…is greatly exaggerated." So said Mark Twain. So said W.C. Fields. And so said Kenny Lourie. And the reason I am now saying it is because of what correspondence I received in my personal inbox accessed through my HMO's online site. What I received was a condolence letter (sort of a form letter, quite frankly), addressed to the Lourie family from my oncologist expressing his sadness at my "passing" and his "privilege to have participated in the care of Kenneth Blacker Lourie" (me). Then, a bit later in the day, I received a cell-phone call from an unknown number (so I didn't answer it) but apparently, it knew me, as a voice mail message was indicated. I entered my code and listened in associated shock as I heard my oncologist speak in a very heartfelt way about his "sadness" yet again concerning the death of yours truly. He spoke for nearly a minute, hemming and hawing and occasionally hesitating as if at a loss for words. Compared to the email, this message was personalized. Reading and then hearing what I have just written was an out-of-body experience of sorts, almost as if I was attending my own funeral and listening to the eulogies while standing off in the distance.

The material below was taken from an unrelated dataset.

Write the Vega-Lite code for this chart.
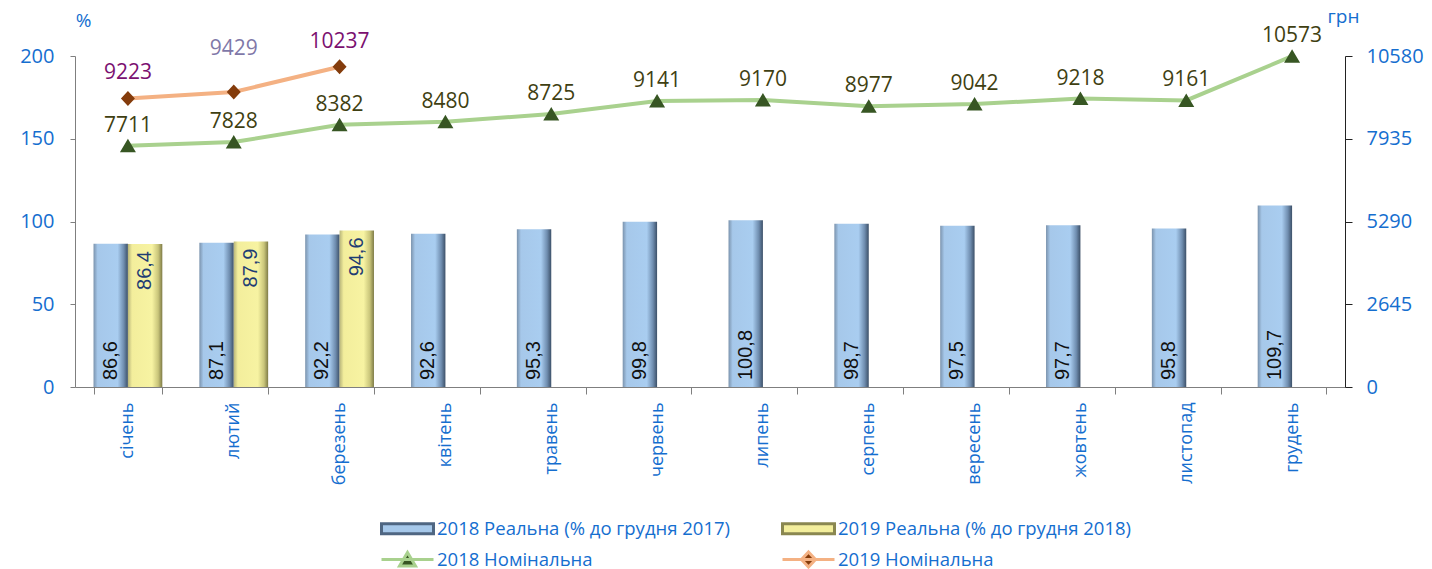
{
  "$schema": "https://vega.github.io/schema/vega-lite/v6.json",
  "width": 1270,
  "height": 331,
  "autosize": {"type": "none"},
  "padding": {"left": 75, "top": 56, "right": 87, "bottom": 182},
  "background": "white",
  "config": {"view": {"stroke": null}, "font": "Open Sans"},
  "datasets": {
    "bars": [
      {"month": "січень", "year": "2018", "real": 86.6, "label": "86,6"},
      {"month": "лютий", "year": "2018", "real": 87.1, "label": "87,1"},
      {"month": "березень", "year": "2018", "real": 92.2, "label": "92,2"},
      {"month": "квітень", "year": "2018", "real": 92.6, "label": "92,6"},
      {"month": "травень", "year": "2018", "real": 95.3, "label": "95,3"},
      {"month": "червень", "year": "2018", "real": 99.8, "label": "99,8"},
      {"month": "липень", "year": "2018", "real": 100.8, "label": "100,8"},
      {"month": "серпень", "year": "2018", "real": 98.7, "label": "98,7"},
      {"month": "вересень", "year": "2018", "real": 97.5, "label": "97,5"},
      {"month": "жовтень", "year": "2018", "real": 97.7, "label": "97,7"},
      {"month": "листопад", "year": "2018", "real": 95.8, "label": "95,8"},
      {"month": "грудень", "year": "2018", "real": 109.7, "label": "109,7"},
      {"month": "січень", "year": "2019", "real": 86.4, "label": "86,4"},
      {"month": "лютий", "year": "2019", "real": 87.9, "label": "87,9"},
      {"month": "березень", "year": "2019", "real": 94.6, "label": "94,6"}
    ],
    "lines": [
      {"month": "січень", "series": "2018 Номінальна", "nominal": 7711},
      {"month": "лютий", "series": "2018 Номінальна", "nominal": 7828},
      {"month": "березень", "series": "2018 Номінальна", "nominal": 8382},
      {"month": "квітень", "series": "2018 Номінальна", "nominal": 8480},
      {"month": "травень", "series": "2018 Номінальна", "nominal": 8725},
      {"month": "червень", "series": "2018 Номінальна", "nominal": 9141},
      {"month": "липень", "series": "2018 Номінальна", "nominal": 9170},
      {"month": "серпень", "series": "2018 Номінальна", "nominal": 8977},
      {"month": "вересень", "series": "2018 Номінальна", "nominal": 9042},
      {"month": "жовтень", "series": "2018 Номінальна", "nominal": 9218},
      {"month": "листопад", "series": "2018 Номінальна", "nominal": 9161},
      {"month": "грудень", "series": "2018 Номінальна", "nominal": 10573},
      {"month": "січень", "series": "2019 Номінальна", "nominal": 9223},
      {"month": "лютий", "series": "2019 Номінальна", "nominal": 9429},
      {"month": "березень", "series": "2019 Номінальна", "nominal": 10237}
    ]
  },
  "layer": [
    {
      "layer": [
        {
          "data": {"name": "bars"},
          "transform": [{"filter": "datum.year === '2018'"}],
          "mark": {"type": "bar", "color": {"gradient": "linear", "x1": 0, "x2": 1, "y1": 0, "y2": 0, "stops": [{"offset": 0, "color": "#7b93ad"}, {"offset": 0.12, "color": "#a6c8ea"}, {"offset": 0.7, "color": "#a9cdf0"}, {"offset": 0.88, "color": "#6f8daf"}, {"offset": 1, "color": "#3c5068"}]}},
          "encoding": {
            "x": {
              "field": "month", "type": "nominal",
              "scale": {"domain": ["січень","лютий","березень","квітень","травень","червень","липень","серпень","вересень","жовтень","листопад","грудень"], "paddingInner": 0.35, "paddingOuter": 0.175},
              "axis": {"title": null, "labelAngle": 270, "labelFontSize": 18, "labelColor": "#156ecf", "labelFont": "Open Sans", "labelPadding": 8, "tickBand": "extent", "tickSize": 7, "tickColor": "#7f7f7f", "domainColor": "#7f7f7f", "grid": false, "labelLimit": 200}
            },
            "xOffset": {"field": "year", "type": "nominal", "scale": {"domain": ["2018", "2019"], "paddingInner": 0}},
            "y": {
              "field": "real", "type": "quantitative",
              "scale": {"domain": [0, 200], "nice": false},
              "axis": {"values": [0, 50, 100, 150, 200], "grid": false, "title": "%", "titleAngle": 0, "titleX": 8, "titleY": -36, "titleAlign": "center", "titleBaseline": "middle", "titleColor": "#156ecf", "titleFontSize": 19, "titleFontWeight": "normal", "titleFont": "Open Sans", "labelFontSize": 20, "labelColor": "#156ecf", "labelFont": "Open Sans", "labelPadding": 16, "tickSize": 5, "tickColor": "#7f7f7f", "domainColor": "#7f7f7f"}
            }
          }
        },
        {
          "data": {"name": "bars"},
          "transform": [{"filter": "datum.year === '2019'"}],
          "mark": {"type": "bar", "color": {"gradient": "linear", "x1": 0, "x2": 1, "y1": 0, "y2": 0, "stops": [{"offset": 0, "color": "#b8b57a"}, {"offset": 0.12, "color": "#f3ee9c"}, {"offset": 0.7, "color": "#f7f3a2"}, {"offset": 0.88, "color": "#c9c57a"}, {"offset": 1, "color": "#7e7b47"}]}},
          "encoding": {
            "x": {"field": "month", "type": "nominal"},
            "xOffset": {"field": "year", "type": "nominal"},
            "y": {"field": "real", "type": "quantitative"}
          }
        },
        {
          "data": {"name": "bars"},
          "transform": [{"filter": "datum.year === '2018'"}],
          "mark": {"type": "text", "angle": 270, "align": "left", "baseline": "middle", "dx": 7, "font": "Liberation Sans", "fontSize": 20, "color": "#111111"},
          "encoding": {
            "x": {"field": "month", "type": "nominal"},
            "xOffset": {"field": "year", "type": "nominal"},
            "y": {"datum": 0, "type": "quantitative"},
            "text": {"field": "label"}
          }
        },
        {
          "data": {"name": "bars"},
          "transform": [{"filter": "datum.year === '2019'"}],
          "mark": {"type": "text", "angle": 270, "align": "right", "baseline": "middle", "dx": -7, "font": "Liberation Sans", "fontSize": 20, "color": "#1f3d73"},
          "encoding": {
            "x": {"field": "month", "type": "nominal"},
            "xOffset": {"field": "year", "type": "nominal"},
            "y": {"field": "real", "type": "quantitative"},
            "text": {"field": "label"}
          }
        }
      ]
    },
    {
      "layer": [
        {
          "data": {"name": "lines"},
          "mark": {"type": "line", "strokeWidth": 4},
          "encoding": {
            "x": {"field": "month", "type": "nominal"},
            "y": {
              "field": "nominal", "type": "quantitative",
              "scale": {"domain": [0, 10580], "nice": false},
              "axis": {"orient": "right", "values": [0, 2645, 5290, 7935, 10580], "format": "d", "grid": false, "title": "грн", "titleAngle": 0, "titleX": -2, "titleY": -40, "titleAlign": "center", "titleBaseline": "middle", "titleColor": "#156ecf", "titleFontSize": 19, "titleFontWeight": "normal", "titleFont": "Open Sans", "labelFontSize": 20, "labelColor": "#156ecf", "labelFont": "Open Sans", "labelPadding": 14, "tickSize": 7, "tickColor": "#222222", "domainColor": "#222222"}
            },
            "stroke": {
              "field": "series", "type": "nominal",
              "scale": {"domain": ["2018 Реальна (% до грудня 2017)", "2018 Номінальна", "2019 Реальна (% до грудня 2018)", "2019 Номінальна"], "range": ["#4f6682", "#a9d18e", "#8a8750", "#f4b183"]},
              "legend": {
                "title": null, "orient": "none", "legendX": 321, "legendY": 461, "columns": 2, "columnPadding": 45, "rowPadding": 6,
                "symbolSize": 400, "symbolStrokeWidth": 3, "symbolOpacity": 1, "labelOffset": 18, "labelFont": "Open Sans", "labelFontSize": 18.5, "labelColor": "#156ecf", "labelLimit": 500
              }
            }
          }
        },
        {
          "data": {"name": "lines"},
          "mark": {"type": "point", "filled": true, "size": 400, "opacity": 1, "strokeWidth": 0},
          "encoding": {
            "x": {"field": "month", "type": "nominal"},
            "y": {"field": "nominal", "type": "quantitative"},
            "fill": {"field": "series", "type": "nominal", "scale": {"domain": ["2018 Реальна (% до грудня 2017)", "2018 Номінальна", "2019 Реальна (% до грудня 2018)", "2019 Номінальна"], "range": ["#a6c8ea", "#375623", "#f3ee9c", "#843c0c"]}},
            "shape": {"field": "series", "type": "nominal", "scale": {"domain": ["2018 Реальна (% до грудня 2017)", "2018 Номінальна", "2019 Реальна (% до грудня 2018)", "2019 Номінальна"], "range": ["M-2.6,-0.5H2.6V0.5H-2.6Z", "M-2.6,0H2.6M-0.8,0.65L0,-0.7L0.8,0.65Z", "M-2.6,-0.5H2.6V0.5H-2.6Z", "M-2.6,0H2.6M0,-0.75L0.7,0L0,0.75L-0.7,0Z"]}}
          }
        },
        {
          "data": {"name": "lines"},
          "transform": [{"filter": "datum.series === '2018 Номінальна'"}],
          "mark": {"type": "text", "dy": -20, "fontSize": 21, "font": "Open Sans", "color": "#3f3f12"},
          "encoding": {
            "x": {"field": "month", "type": "nominal"},
            "y": {"field": "nominal", "type": "quantitative"},
            "text": {"field": "nominal", "type": "quantitative", "format": "d"}
          }
        },
        {
          "data": {"name": "lines"},
          "transform": [{"filter": "datum.series === '2019 Номінальна' && datum.month !== 'лютий'"}],
          "mark": {"type": "text", "dy": -25, "fontSize": 21, "font": "Open Sans", "color": "#7b1070"},
          "encoding": {
            "x": {"field": "month", "type": "nominal"},
            "y": {"field": "nominal", "type": "quantitative"},
            "text": {"field": "nominal", "type": "quantitative", "format": "d"}
          }
        },
        {
          "data": {"name": "lines"},
          "transform": [{"filter": "datum.series === '2019 Номінальна' && datum.month === 'лютий'"}],
          "mark": {"type": "text", "dy": -43, "fontSize": 21, "font": "Open Sans", "color": "#7f78a8"},
          "encoding": {
            "x": {"field": "month", "type": "nominal"},
            "y": {"field": "nominal", "type": "quantitative"},
            "text": {"field": "nominal", "type": "quantitative", "format": "d"}
          }
        }
      ]
    }
  ],
  "resolve": {"scale": {"y": "independent"}}
}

This experience was not totally unfamiliar to me. In fact, once before, pre-cancer, something similar happened, though it was more curious than morbid. Scanning the Obituary section of The Washington Post, I noticed – for the first time – that photos of many of the deceased were a part of the page. They were located above the agate type and mostly in black and white. Catching my attention as they did, I randomly went to the top right corner of the right-side page where I saw a photograph of an African-American man, unknown to me except for one extraordinary fact. Printed below his photo was his date of birth: 9/30/54. The same as mine. It took my breath away. I have to tell you, seeing one's date of birth listed in the obituary section is a peculiar kind of the-future-being-now.
Subsequently, I was diagnosed with "terminal'' non-small cell lung cancer, stage IV, and given a "13 month to two year" prognosis. And though my presumptive death was not listed in the obituary section, its inevitability was implanted in my brain where it has been gnawing at me since late February, 2009. And for the last 11-plus years, as you regular readers know, I have ebbed and flowed with the varying medicines and protocols which have amazingly managed to extend my life way beyond my oncologist's expectations, and never once had I being given last rites, so to speak, or advised to "get my things in order." Until today, that is.
After I thought a bit about what I had read and heard, a part of me drifted back in time to the 1999 Bruce Willis movie "The Sixth Sense" and whether unlike Haley Joel Osment, I was actually dead already. Being alone in my house with nobody to snap me out of my delusion, for all I knew, this is what death feels like. Nevertheless, I continued with my normal routine, presuming I was still alive and sure enough, it soon became clear that I was indeed still alive.
But my oncologist and maybe even my endocrinologist – with whom I have an appointment Monday, June 8th, might think otherwise. And not that their thinking “otherwise” will change their lives, but knowing what they think they know rather than what is actually true might blip their radar and cause some emotional misdirection. After all, they're only human and even though I might not be their most memorable patient, given my unexpectedly long life post-diagnosis, I feel I'm not so easily forgettable either. Not dying does that to a person's "pagh," to invoke "the spiritual force inherent in all sentient beings" as believed by the inhabitants of Bajor. (See Major Kira Nerysfrom "Deep Space Nine.")
For the moment/immediate future though, I am still present and accounted for. I just hope all my medical appointments haven't been automatically cancelled, since I'm still a living and breathing cancer patient, and that's no exaggeration.